Learning Methodologies to Generate Kernel-Learning-Based Image Downscaler for Arbitrary Scaling Factors

Sung In Cho; Suk-Ju Kang

doi:10.1109/TIP.2021.3073316

Learning Methodologies to Generate Kernel-Learning-Based Image Downscaler for Arbitrary Scaling Factors

IEEE Trans Image Process. 2021:30:4526-4539. doi: 10.1109/TIP.2021.3073316. Epub 2021 Apr 27.

Authors

Sung In Cho, Suk-Ju Kang

PMID: 33877975
DOI: 10.1109/TIP.2021.3073316

Abstract

Displays and content have various resolutions and aspect ratios, requiring an image downscaler to adaptively reduce the image resolution. However, research on downscaling has garnered less attention than upscaling, including super-resolution.

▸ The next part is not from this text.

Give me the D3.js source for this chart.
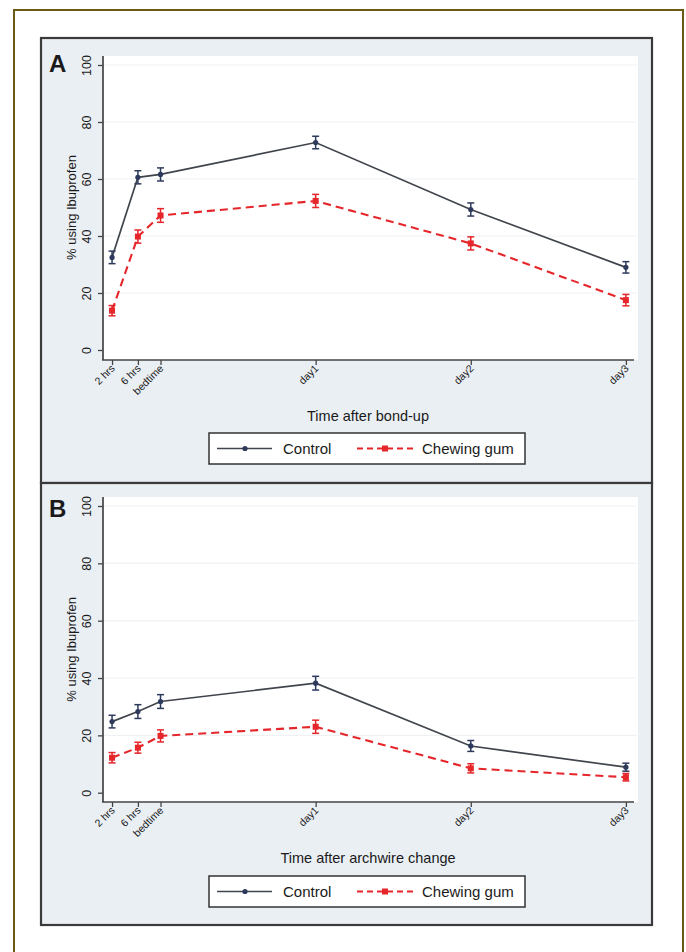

In practical display systems, simple interpolation, such as a bicubic filter that cannot preserve image details well, is still widely used for image downscaling rather than frame optimization-based or learning-based methods because of following reasons: frame optimization-based methods can effectively preserve image details after downscaling but are difficult to implement due to hardware costs. Learning-based methods have not been developed because defining a target downscaled image for training is difficult and training all downscaling factors is impossible. We propose a novel kernel-learning-based image downscaler to improve detail-preservation quality while supporting arbitrary downscaling factors using simple linear mapping. For this, a method to produce the ideal target downscaling result considering aliasing artifacts and detail preservation after downscaling is proposed. Then, we propose a training technique using the positional relationship between input and output pixels and a hierarchical region analysis to reproduce target images through simple kernel-based linear mapping. Lastly, a kernel-sharing technique is proposed to generate downscaling results for downscaling factors using a minimum number of trained kernels. In the simulation results, the proposed method demonstrated excellent edge preservation by improving the recall, precision, and F1 score, measuring the edge consistency between input and downscaled images, by up to 0.141, 0.079, 0.053, respectively, compared to benchmark methods. In a paired-comparison-based user study, the proposed method obtained the highest preference among benchmark methods using simple operations.